2019年、小劇場の舞台で俳優活動を再開しました。その後も着実に舞台経験を重ね、2021年には自身で劇団「ハイワイヤ」を主宰するに至ります。華やかなスポットライトからは遠い場所で、彼はただひたすらに演技と向き合い続けました。
また、この期間、彼は遺品整理のアルバイトや介護施設でのヘルパーといった、俳優以外の仕事も経験しています。社会の様々な現実に直接触れたこの経験は、彼の人間観、そして演技に、かつてはなかった深みと奥行きを与えたに違いありません。
この9年間は、決して単なる「空白期間」ではなく、表現者として再び立ち上がるための、不可欠な助走期間だったと言えるでしょう。
過去を背負い、再びカメラの前に立つということ
そして2025年、彼は9年ぶりにドラマの現場に戻ってきました。今回の復帰は、彼にとって俳優人生の第二章の幕開けであると同時に、社会からの厳しい審判を受ける場でもあります。彼に向けられる視線は、決して温かいものばかりではないでしょう。事件のことを記憶している人々からの批判は、甘んじて受け入れなければなりません。
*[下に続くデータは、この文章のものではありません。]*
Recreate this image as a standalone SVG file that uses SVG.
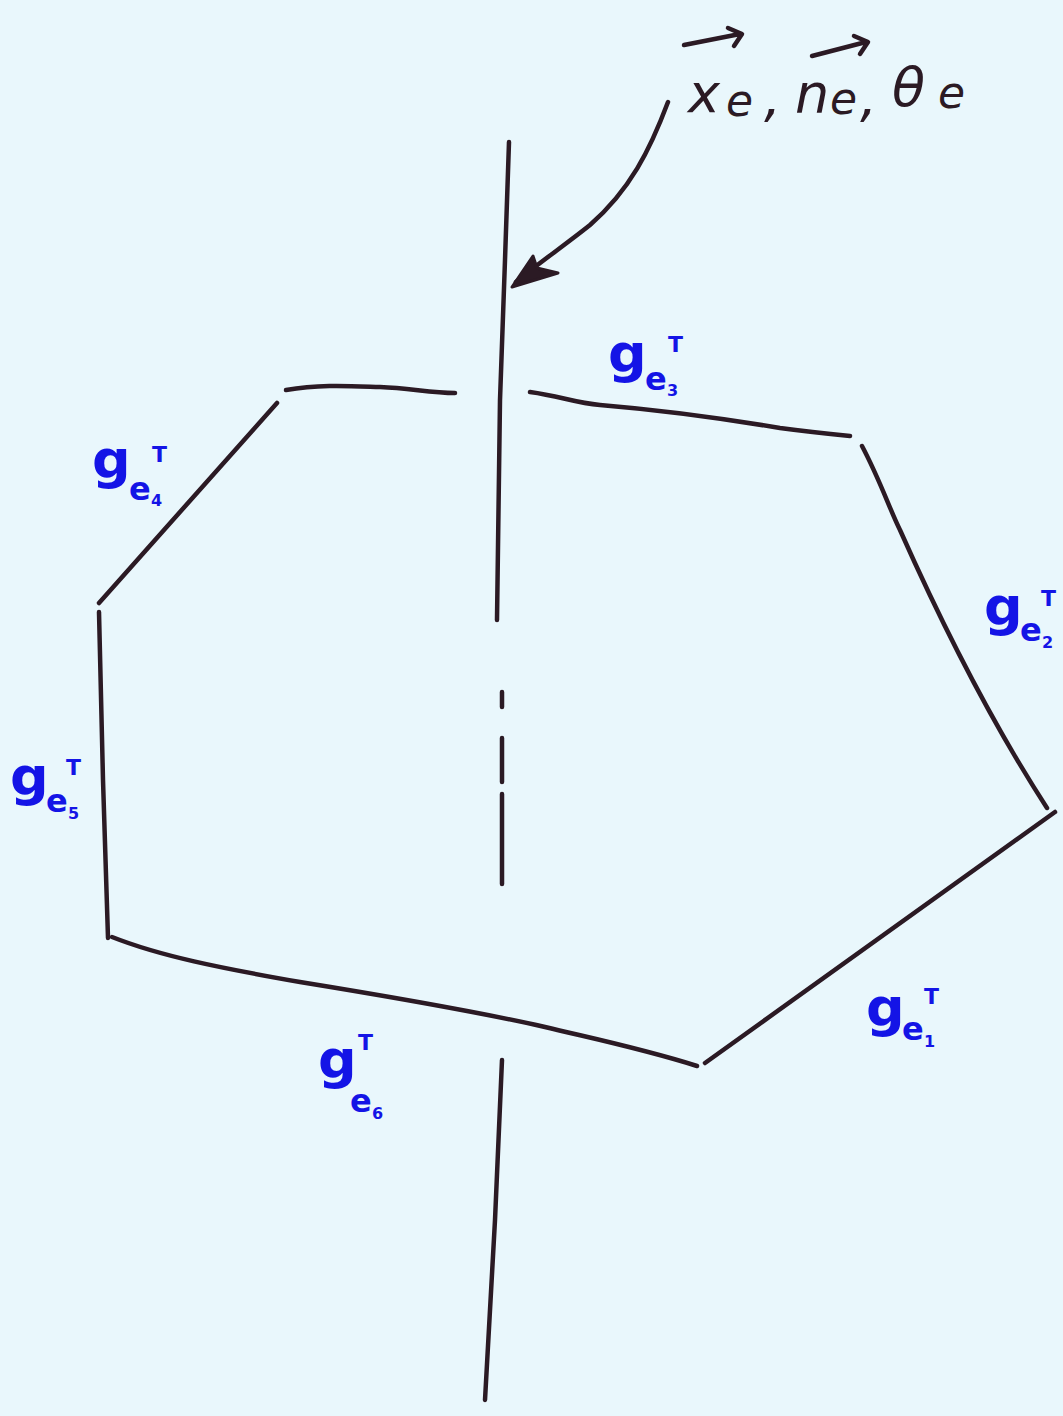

その上で彼にできることは、ただ一つです。俳優として、演技という結果で応えることです。言葉を尽くすよりも雄弁に、一つ一つの役柄を実直に生き抜き、観る者の心を揺さぶることです。過去の過ちを乗り越えた者にしか表現できない、人間の弱さや痛み、そして再生への渇望を、演技に昇華させることが求められています。
9年振りのドラマ、無事にクランクアップしました。まずは高畑を起用してくださって本当にありがとうございます。自分に出来る仕事は最大限出来たと思っています。そしてとにかくあたたかい現場でした。共演者の皆様や、スタッフの皆々様、諸先輩方には本当に良くしてもらったし、単純にもっと面白くな… pic.twitter.com/67ajiospUA
— 高畑裕太 (@yutatakahata) September 11, 2025
過去、不祥事を起こしながらも復帰を果たした表現者は存在します。彼らが再び受け入れられたのは、その才能や表現が、世間の批判を上回るだけの力を持っていたからに他なりません。高畑裕太もまた、その険しい道を歩む覚悟がなければなりません。
彼の再挑戦は、単に一人の俳優の復帰劇に留まりません。「人は過ちから立ち直れるのか」という、社会全体への問いかけでもあります。
9年という歳月を経て、高畑裕太がカメラの前でどのような表情を見せるのでしょうか。その演技が、私たちの心に何を投げかけるのでしょうか。今はただ、静かに見守りたいと思います。